→ **Exercise description**
Every line in the data below from the one containing "Generate a LaTeX" down to the one containing "(0,0) rectangle (1206,481);", both included, must be retyped exactly; no other line is to appear.

→ **Exercise material**
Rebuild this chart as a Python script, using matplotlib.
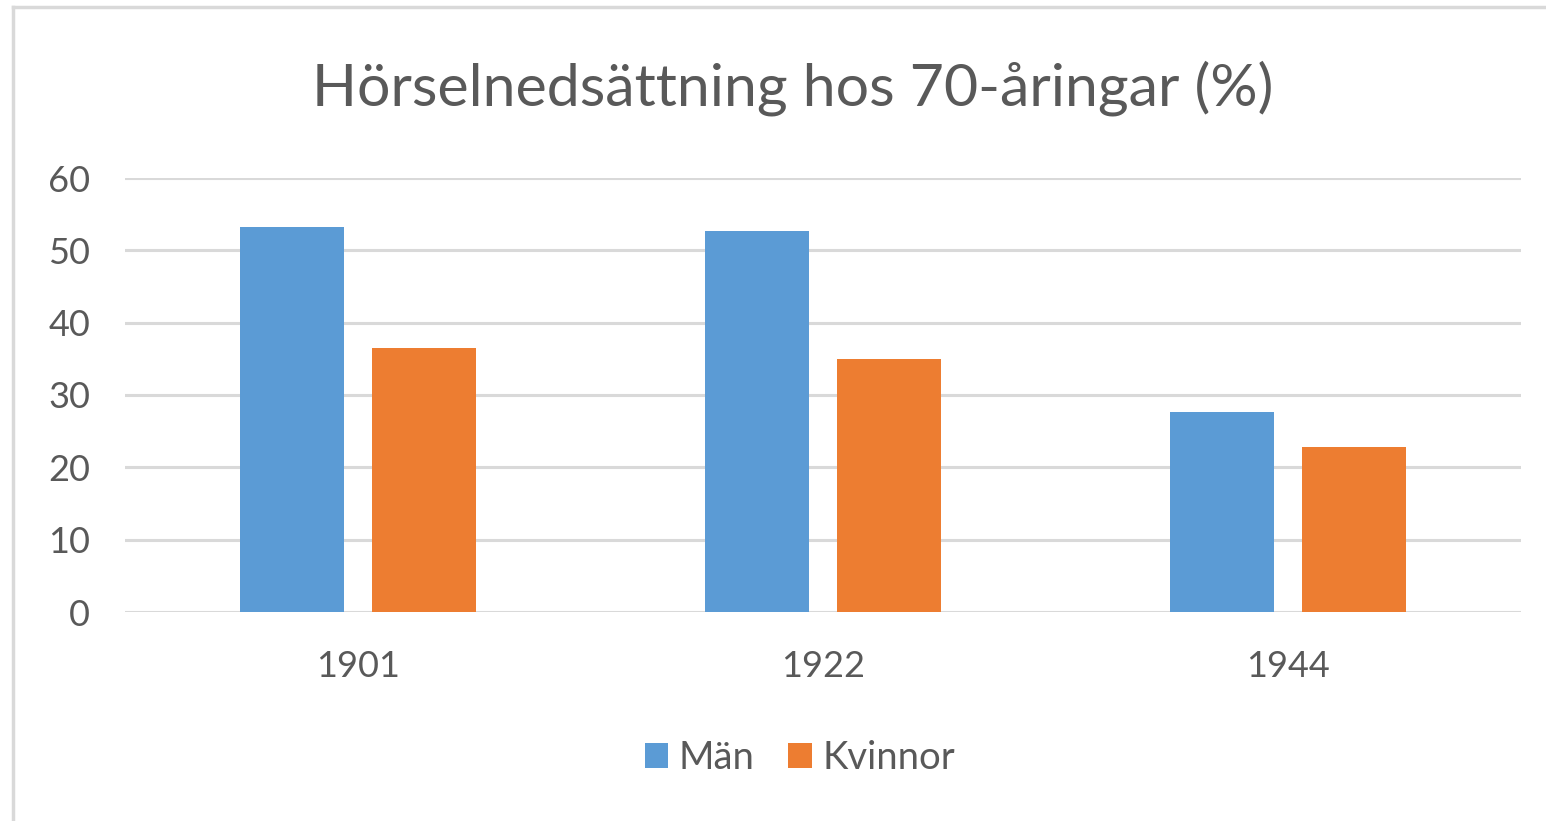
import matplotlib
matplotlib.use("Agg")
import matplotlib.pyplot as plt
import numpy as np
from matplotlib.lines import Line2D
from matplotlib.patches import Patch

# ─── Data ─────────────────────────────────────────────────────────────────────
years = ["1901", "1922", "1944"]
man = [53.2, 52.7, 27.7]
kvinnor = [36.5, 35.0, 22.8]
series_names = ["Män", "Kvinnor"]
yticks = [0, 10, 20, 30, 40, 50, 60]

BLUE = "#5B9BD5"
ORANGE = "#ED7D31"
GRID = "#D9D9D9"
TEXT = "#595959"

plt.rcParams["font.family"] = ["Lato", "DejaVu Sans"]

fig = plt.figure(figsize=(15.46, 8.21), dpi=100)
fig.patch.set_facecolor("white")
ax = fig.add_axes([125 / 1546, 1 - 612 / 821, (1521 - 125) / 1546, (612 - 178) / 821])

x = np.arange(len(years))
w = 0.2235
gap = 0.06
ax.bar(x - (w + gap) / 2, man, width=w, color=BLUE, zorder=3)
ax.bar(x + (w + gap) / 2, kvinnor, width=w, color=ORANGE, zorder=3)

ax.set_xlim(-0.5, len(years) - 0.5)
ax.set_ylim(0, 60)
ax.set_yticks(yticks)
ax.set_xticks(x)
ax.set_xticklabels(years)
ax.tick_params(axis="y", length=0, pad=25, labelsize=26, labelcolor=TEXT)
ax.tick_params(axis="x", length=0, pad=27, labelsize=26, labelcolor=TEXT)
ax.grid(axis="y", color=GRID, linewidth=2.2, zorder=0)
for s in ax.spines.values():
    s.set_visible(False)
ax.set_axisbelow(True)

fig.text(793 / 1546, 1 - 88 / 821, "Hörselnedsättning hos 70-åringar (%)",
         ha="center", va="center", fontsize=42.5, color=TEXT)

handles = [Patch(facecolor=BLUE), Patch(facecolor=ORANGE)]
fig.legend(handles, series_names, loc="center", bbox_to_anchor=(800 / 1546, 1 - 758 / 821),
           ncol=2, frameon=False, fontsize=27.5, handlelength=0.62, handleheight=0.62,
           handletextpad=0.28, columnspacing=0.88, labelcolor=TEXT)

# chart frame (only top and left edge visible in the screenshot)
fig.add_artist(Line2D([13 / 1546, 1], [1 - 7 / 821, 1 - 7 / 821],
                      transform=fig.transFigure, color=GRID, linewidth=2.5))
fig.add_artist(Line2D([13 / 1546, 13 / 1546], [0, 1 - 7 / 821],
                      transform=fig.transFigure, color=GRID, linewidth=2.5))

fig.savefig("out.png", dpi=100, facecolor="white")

==

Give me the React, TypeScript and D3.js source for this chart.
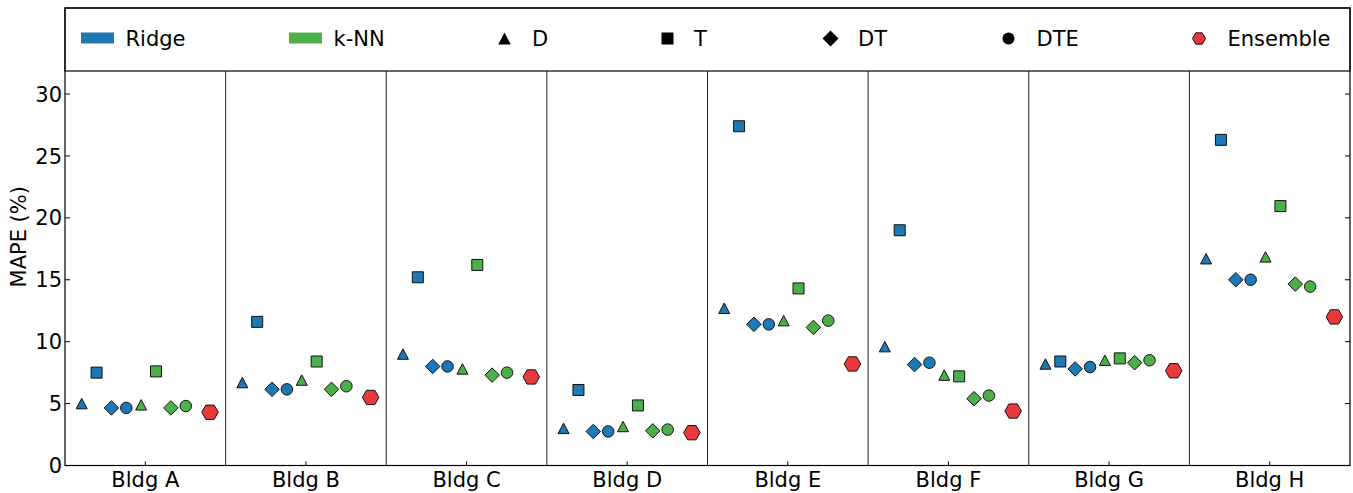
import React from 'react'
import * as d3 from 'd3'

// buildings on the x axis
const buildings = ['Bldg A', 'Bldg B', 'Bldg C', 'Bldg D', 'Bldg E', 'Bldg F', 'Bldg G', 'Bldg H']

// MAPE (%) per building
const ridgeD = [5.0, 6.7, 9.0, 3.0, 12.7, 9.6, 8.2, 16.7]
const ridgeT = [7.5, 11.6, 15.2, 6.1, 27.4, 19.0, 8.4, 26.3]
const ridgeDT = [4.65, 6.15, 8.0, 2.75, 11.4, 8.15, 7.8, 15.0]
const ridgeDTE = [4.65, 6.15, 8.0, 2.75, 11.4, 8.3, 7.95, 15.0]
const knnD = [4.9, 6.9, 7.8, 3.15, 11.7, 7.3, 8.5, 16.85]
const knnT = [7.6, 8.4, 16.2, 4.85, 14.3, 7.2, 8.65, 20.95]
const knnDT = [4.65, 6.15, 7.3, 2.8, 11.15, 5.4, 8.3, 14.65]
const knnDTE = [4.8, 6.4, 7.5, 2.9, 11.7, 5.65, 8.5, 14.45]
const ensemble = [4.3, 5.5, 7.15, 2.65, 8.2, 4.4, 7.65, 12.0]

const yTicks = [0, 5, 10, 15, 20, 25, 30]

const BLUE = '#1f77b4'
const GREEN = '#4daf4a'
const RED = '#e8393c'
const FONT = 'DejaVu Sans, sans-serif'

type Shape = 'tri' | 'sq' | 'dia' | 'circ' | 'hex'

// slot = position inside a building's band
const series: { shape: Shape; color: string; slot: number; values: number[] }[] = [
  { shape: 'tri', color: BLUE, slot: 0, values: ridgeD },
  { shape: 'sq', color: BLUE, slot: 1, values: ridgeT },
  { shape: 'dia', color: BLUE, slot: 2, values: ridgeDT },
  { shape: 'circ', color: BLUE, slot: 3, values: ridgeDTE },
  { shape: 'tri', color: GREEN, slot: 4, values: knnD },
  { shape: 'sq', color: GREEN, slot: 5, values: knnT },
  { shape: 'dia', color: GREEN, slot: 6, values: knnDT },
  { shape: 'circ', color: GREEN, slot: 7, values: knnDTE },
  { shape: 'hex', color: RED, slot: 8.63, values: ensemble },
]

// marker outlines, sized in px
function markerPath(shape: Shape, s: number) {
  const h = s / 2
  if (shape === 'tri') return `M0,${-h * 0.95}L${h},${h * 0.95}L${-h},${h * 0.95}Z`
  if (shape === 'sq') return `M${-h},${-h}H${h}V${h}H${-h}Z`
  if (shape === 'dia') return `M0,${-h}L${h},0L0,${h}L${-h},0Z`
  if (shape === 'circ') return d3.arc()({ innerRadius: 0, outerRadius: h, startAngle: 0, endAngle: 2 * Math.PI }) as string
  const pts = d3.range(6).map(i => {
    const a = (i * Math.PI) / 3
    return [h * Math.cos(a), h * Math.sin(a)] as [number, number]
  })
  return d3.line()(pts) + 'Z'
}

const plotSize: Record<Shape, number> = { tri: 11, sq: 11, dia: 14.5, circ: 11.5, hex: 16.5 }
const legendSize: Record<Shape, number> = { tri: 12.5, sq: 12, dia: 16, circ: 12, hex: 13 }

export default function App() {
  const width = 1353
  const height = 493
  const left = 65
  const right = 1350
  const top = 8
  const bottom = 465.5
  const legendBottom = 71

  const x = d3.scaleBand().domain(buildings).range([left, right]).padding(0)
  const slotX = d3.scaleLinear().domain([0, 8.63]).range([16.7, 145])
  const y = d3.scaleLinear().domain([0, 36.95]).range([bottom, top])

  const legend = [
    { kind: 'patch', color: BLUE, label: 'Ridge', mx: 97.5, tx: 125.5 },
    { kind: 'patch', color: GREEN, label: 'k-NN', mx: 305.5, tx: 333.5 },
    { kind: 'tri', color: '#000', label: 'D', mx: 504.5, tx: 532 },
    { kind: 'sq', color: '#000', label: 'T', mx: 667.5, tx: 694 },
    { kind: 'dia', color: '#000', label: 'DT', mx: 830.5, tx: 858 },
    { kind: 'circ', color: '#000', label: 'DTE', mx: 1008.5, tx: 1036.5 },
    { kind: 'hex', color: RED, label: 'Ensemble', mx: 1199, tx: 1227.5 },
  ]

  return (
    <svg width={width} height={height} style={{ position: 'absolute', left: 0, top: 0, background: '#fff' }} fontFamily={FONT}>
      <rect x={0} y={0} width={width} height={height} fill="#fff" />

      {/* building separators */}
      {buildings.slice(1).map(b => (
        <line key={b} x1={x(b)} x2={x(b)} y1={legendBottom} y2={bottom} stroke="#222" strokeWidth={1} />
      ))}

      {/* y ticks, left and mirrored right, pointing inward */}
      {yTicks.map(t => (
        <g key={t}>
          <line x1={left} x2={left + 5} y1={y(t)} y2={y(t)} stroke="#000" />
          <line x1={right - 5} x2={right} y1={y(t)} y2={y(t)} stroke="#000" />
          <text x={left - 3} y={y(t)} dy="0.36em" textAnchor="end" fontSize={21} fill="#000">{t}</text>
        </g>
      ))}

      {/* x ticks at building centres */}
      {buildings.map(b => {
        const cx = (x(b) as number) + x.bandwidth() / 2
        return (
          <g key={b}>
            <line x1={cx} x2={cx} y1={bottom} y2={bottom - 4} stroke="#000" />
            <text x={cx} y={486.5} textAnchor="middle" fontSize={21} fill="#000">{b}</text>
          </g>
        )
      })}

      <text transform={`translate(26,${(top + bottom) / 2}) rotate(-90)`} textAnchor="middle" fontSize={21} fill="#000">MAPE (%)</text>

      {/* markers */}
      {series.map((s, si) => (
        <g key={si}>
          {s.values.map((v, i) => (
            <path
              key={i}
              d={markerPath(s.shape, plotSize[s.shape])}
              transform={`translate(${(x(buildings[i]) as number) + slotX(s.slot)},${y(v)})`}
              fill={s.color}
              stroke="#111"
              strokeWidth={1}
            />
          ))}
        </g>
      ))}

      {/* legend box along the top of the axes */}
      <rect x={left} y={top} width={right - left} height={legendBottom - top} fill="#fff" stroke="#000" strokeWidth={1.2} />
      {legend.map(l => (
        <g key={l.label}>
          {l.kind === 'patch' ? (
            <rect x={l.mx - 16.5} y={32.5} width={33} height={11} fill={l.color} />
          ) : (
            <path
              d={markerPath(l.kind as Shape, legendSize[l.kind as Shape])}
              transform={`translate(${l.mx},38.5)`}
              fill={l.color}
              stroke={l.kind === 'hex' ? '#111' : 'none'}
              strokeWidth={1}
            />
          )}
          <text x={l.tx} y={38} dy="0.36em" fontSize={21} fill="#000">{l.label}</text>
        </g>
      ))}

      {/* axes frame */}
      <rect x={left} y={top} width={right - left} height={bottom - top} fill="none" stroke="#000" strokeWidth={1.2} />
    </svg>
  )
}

...

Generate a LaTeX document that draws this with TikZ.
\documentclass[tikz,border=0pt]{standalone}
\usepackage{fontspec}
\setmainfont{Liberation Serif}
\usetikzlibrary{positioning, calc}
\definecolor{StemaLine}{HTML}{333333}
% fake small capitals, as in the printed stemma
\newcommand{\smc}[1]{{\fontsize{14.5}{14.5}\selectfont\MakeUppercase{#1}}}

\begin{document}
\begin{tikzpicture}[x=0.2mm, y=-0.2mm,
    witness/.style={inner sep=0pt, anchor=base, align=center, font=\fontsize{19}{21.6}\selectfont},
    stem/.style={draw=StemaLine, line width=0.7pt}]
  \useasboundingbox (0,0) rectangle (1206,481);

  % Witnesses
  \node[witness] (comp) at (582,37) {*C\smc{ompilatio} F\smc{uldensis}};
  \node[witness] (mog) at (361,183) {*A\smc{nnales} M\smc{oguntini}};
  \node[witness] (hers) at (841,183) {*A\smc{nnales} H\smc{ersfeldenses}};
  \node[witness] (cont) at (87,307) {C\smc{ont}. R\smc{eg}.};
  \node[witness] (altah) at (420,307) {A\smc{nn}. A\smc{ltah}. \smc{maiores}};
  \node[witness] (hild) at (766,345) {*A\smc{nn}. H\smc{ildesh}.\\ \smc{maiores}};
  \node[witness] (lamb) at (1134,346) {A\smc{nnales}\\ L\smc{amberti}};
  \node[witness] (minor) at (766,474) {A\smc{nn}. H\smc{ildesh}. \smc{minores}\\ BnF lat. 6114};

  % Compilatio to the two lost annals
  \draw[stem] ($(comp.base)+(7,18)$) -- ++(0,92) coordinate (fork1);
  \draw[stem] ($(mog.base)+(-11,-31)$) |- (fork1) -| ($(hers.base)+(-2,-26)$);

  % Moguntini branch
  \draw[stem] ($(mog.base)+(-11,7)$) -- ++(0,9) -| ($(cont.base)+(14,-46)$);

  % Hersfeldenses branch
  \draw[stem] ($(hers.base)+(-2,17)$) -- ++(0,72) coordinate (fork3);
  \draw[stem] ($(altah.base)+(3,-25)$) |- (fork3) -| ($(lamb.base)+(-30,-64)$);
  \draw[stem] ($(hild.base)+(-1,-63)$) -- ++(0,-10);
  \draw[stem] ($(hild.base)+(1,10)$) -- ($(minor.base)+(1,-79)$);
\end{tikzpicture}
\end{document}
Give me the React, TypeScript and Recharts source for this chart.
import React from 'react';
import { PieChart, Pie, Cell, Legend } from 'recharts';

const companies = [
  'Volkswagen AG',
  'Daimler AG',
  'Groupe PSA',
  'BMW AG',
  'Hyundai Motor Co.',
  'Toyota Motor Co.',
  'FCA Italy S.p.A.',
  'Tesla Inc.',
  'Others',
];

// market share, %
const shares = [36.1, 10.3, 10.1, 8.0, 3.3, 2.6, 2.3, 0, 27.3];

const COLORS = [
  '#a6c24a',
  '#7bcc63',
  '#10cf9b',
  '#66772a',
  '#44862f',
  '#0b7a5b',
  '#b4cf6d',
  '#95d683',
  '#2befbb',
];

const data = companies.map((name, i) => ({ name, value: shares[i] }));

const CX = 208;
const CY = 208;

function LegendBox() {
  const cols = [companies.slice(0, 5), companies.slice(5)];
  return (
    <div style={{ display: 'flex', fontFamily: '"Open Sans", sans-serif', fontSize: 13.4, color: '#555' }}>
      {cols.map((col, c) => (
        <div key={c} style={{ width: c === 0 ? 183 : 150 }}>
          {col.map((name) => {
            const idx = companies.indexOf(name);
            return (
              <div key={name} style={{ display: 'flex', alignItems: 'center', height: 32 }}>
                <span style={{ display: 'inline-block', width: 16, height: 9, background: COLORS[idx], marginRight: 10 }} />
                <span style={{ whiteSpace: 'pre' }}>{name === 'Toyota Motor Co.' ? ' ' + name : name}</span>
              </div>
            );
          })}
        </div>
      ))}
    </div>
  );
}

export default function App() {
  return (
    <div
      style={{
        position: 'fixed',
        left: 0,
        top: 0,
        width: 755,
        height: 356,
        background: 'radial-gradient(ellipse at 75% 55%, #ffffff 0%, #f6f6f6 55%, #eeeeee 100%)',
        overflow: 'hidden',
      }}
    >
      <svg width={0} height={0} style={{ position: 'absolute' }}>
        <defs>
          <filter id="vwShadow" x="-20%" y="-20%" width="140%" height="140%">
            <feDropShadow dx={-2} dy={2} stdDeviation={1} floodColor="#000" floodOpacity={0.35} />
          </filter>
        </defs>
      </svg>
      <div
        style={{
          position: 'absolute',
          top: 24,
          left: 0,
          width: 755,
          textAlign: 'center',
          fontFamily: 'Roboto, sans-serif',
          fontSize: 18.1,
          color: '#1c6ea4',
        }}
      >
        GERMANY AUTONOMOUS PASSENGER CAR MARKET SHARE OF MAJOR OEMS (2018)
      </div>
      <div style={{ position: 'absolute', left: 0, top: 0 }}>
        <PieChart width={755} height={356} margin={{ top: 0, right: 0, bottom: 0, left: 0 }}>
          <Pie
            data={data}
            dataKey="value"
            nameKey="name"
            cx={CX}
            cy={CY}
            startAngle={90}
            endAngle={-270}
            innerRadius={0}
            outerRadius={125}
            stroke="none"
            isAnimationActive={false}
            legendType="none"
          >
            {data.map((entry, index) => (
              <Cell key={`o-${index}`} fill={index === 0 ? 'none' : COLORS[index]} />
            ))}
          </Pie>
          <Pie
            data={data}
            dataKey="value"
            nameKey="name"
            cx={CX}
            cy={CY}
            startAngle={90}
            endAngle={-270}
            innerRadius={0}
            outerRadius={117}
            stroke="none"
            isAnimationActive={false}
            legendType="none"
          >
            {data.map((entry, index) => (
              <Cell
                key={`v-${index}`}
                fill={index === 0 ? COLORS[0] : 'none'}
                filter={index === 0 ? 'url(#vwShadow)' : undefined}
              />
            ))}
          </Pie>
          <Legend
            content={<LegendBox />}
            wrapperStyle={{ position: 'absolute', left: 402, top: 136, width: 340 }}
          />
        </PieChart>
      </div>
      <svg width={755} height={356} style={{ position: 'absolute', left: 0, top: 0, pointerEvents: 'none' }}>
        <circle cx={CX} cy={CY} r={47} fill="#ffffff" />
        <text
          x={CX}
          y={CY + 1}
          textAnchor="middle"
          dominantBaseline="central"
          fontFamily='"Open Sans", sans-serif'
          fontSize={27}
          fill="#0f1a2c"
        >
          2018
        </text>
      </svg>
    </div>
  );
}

→ **Expected answer**
Generate a LaTeX document that draws this with TikZ.
\documentclass[tikz,border=0pt]{standalone}
\usepackage{fontspec}
\setmainfont{Liberation Serif}
\usetikzlibrary{positioning, calc}
\definecolor{StemaLine}{HTML}{333333}
% fake small capitals, as in the printed stemma
\newcommand{\smc}[1]{{\fontsize{14.5}{14.5}\selectfont\MakeUppercase{#1}}}

\begin{document}
\begin{tikzpicture}[x=0.2mm, y=-0.2mm,
    witness/.style={inner sep=0pt, anchor=base, align=center, font=\fontsize{19}{21.6}\selectfont},
    stem/.style={draw=StemaLine, line width=0.7pt}]
  \useasboundingbox (0,0) rectangle (1206,481);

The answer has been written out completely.